TomskBlog

09 | Tomsk 26.08.2014

Back in Tomsk
The Mystery of the Propaganda Article of 1932


On the Aeroflot flights from Berlin to Moscow and to Tomsk
I picked up the Moscow Times and the Russian magazine Ogonyok.
Both had articles pertinent to the two topics
i am currently researching - the 1930s and remembrance of WWII.
One article was about the current sanctions
imposed by the Russian government in retaliation to
the economic sanctions imposed on Russia by the EU.
Ogonyok discusses the topics around imports and
self-suffiency from various angles, pointing out that in the 1930s,
the country (then Soviet Union) had mounted a large-scale
campaign to produce everything herself, even without the help of
foreign specialists, who had been recruited to aid the country's
development previously. From my current research, however,
i know that the country still needed foreign specialists
and their machines at precisely that time in order to achieve
the Soviet Union's own industrialisation.
So my dusty old topic seems to be more relevant than i thought!




The Article in Krasnoe znamya with the photographs from The Album

Today i went back to the university library to have another look at
The Article that started me off on this project. I needed a better
photo of the text and wanted to compare the two photos from
The Album with those in the article.
The one showing the whole Cremer family among many other
people having tea and cake at a long dining table with white
table cloth and a samovar in what appears to be a canteen,
is one of the three photos featured in the centre of The Article.
The second photograph shows an industrial building,
half of which is on the right hand corner of the other Album
photo recording this excursion. I assume that the group photo in
the canteen was taken by a newspaper photographer
and that every family got a copy.



Professors' reading room at TSU library

I still do not know where exactly this "Labour commune" was,
but it certainly was no idealist happy workers cooperative.
It was an industrial unit consisting of works and residential
houses to enable greater productivity, staffed by non-voluntary
workers-residents, under the administration of the secret police
OGPU. I call it a "show-gulag", it was paraded for inspection
by foreign specialists and their families who allegedly wrote
this article praising the project.
In other words, the foreign specialists,
and this was the German engineers at Shakhtstroi,
were instrumentalised for propaganda purposes.
Within the official programme of looking after them, this was
probably an exercise in political education.
The Article, however, had the purpose of showing the readers
that the new government's policies were worthy of support.
Tomorrow i will ask at the NKVD Museum about the details
of this labour camp and maybe they can shed more light
on how the foreign specialists were dealt with
by the secret police!

Over the last two days I have checked Communist Party documents
of the early 1930s in the former Party Archive.
There were several Party meeting minutes, recommendations and
reports referring to Shakhtstroi.
The main points to note are that there were many perceived
problems at this institute regarding political
education and shock brigades, i.e. goals were not achieved.

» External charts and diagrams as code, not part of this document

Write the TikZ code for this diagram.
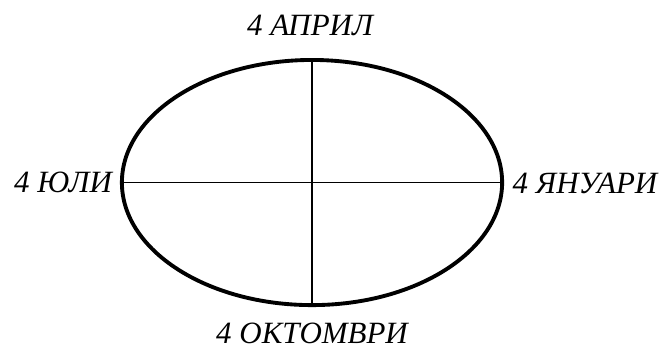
\documentclass[tikz,border=0pt]{standalone}
\usepackage{fontspec}
\setmainfont{Liberation Serif}
\usetikzlibrary{shapes.geometric, positioning}
\tikzset{
  orbit/.style={ellipse, draw=black, line width=1.1pt,
    minimum width=3.8cm, minimum height=2.45cm, inner sep=0pt},
  axis/.style={line width=0.45pt, color=black},
  datelabel/.style={font=\fontsize{8.8}{10}\selectfont\itshape, inner sep=0pt}
}
\begin{document}
\begin{tikzpicture}[x=0.01cm, y=-0.01cm]
  \useasboundingbox (0,0) rectangle (662,350);
  % Orbit
  \node[orbit] (orb) at (312,182.5) {};
  % Axes
  \draw[axis] (orb.west) -- (orb.east);
  \draw[axis] (orb.north) -- (orb.south);
  % Dates
  \node[datelabel] (apr) at (310,25) {4 АПРИЛ};
  \node[datelabel] (jul) at (63,182) {4 ЮЛИ};
  \node[datelabel] (jan) at (585,183) {4 ЯНУАРИ};
  \node[datelabel] (oct) at (312,333) {4 ОКТОМВРИ};
\end{tikzpicture}
\end{document}
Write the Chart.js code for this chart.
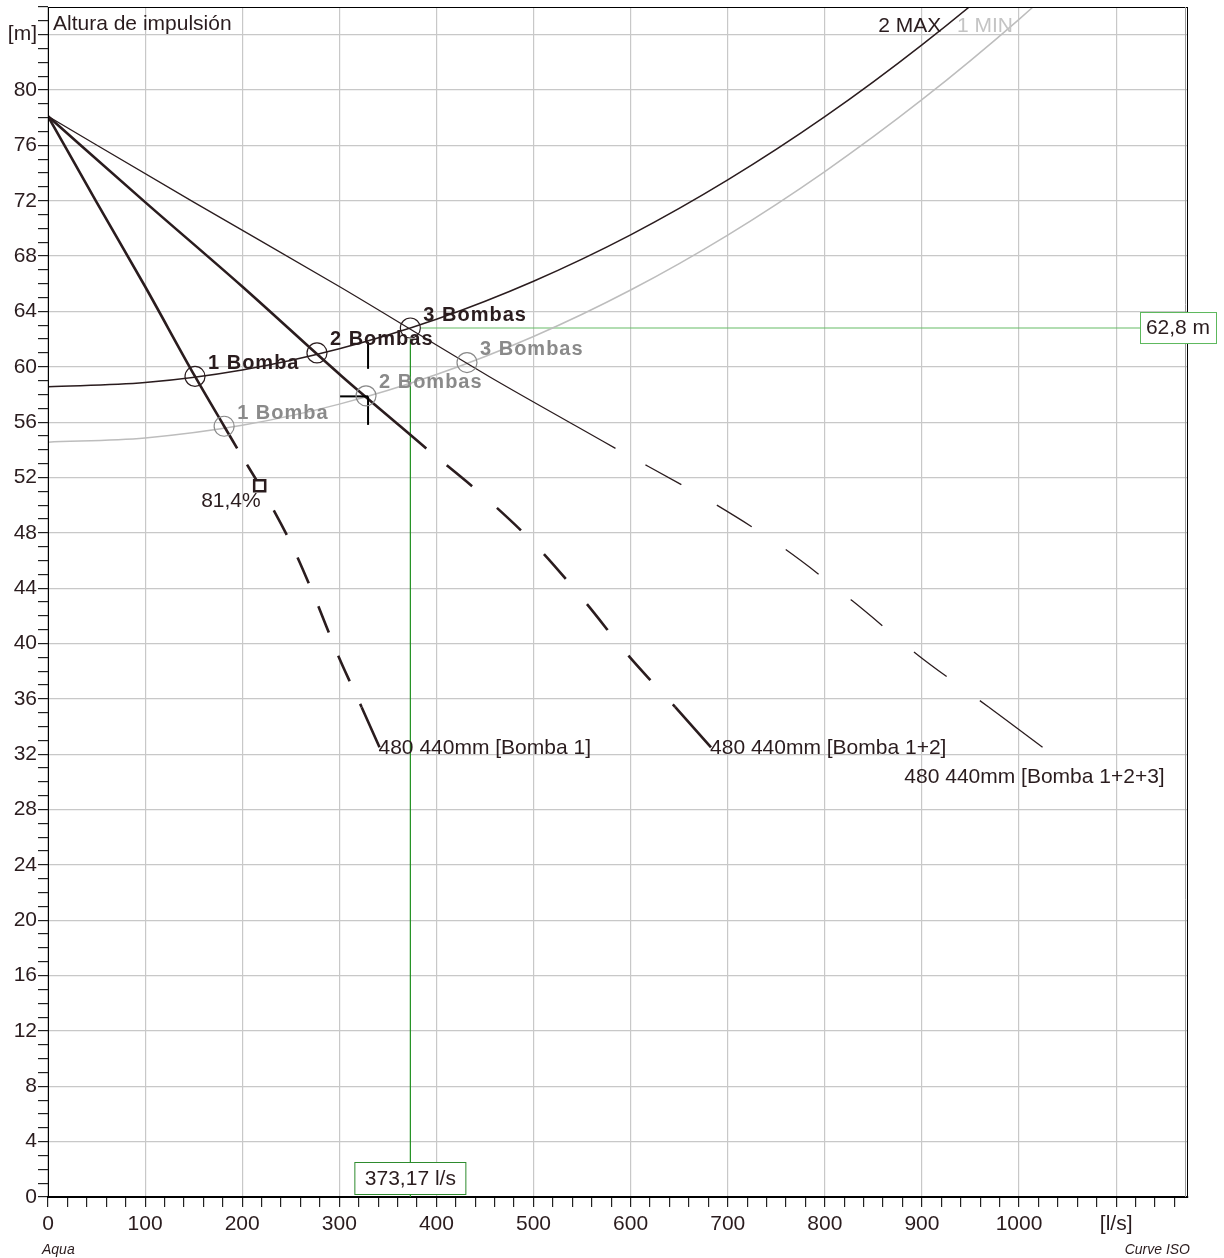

The 25 foreign specialists (13 Americans, all but three
of who came with a firm, not stated which, and 12 Germans who
all came on individual contracts) did not take part in any political
activities, something that should be addressed, as was recommended.
But they perform essential and responsible work on large-scale projects.
In other words, they are indispensable in spite of various criticisms

Each specialist gets a short characterisation
in connection with his work.
I recognise the names of some of my grandfather's colleagues:
Mr. Breckenridge, the American engineer,
Herr Wagner, the one who got married in Tomsk.
I am disappointed not to find my grandfather in this list!
I suppose this is better than finding a negative
assessment of his work and work attitude. Even though i have
never met him, that would disappoint me.
Evidently the report was written before he started work there,
which means he started working there no earlier than late 1930.

Both Herr Wagner and Mr Breckenridge who i "know"
from photographs in The Album, are "good practitioners
with rich experience and can work well and independently".

There are three specialists who come up in other reports
because Herr Schultyssek, Brunner and Kuepper are not good workers.
They are "too lazy to work without significant pressure from above"
and cannot be trusted with any planning assignments.
I guess they were not able to extend their contracts.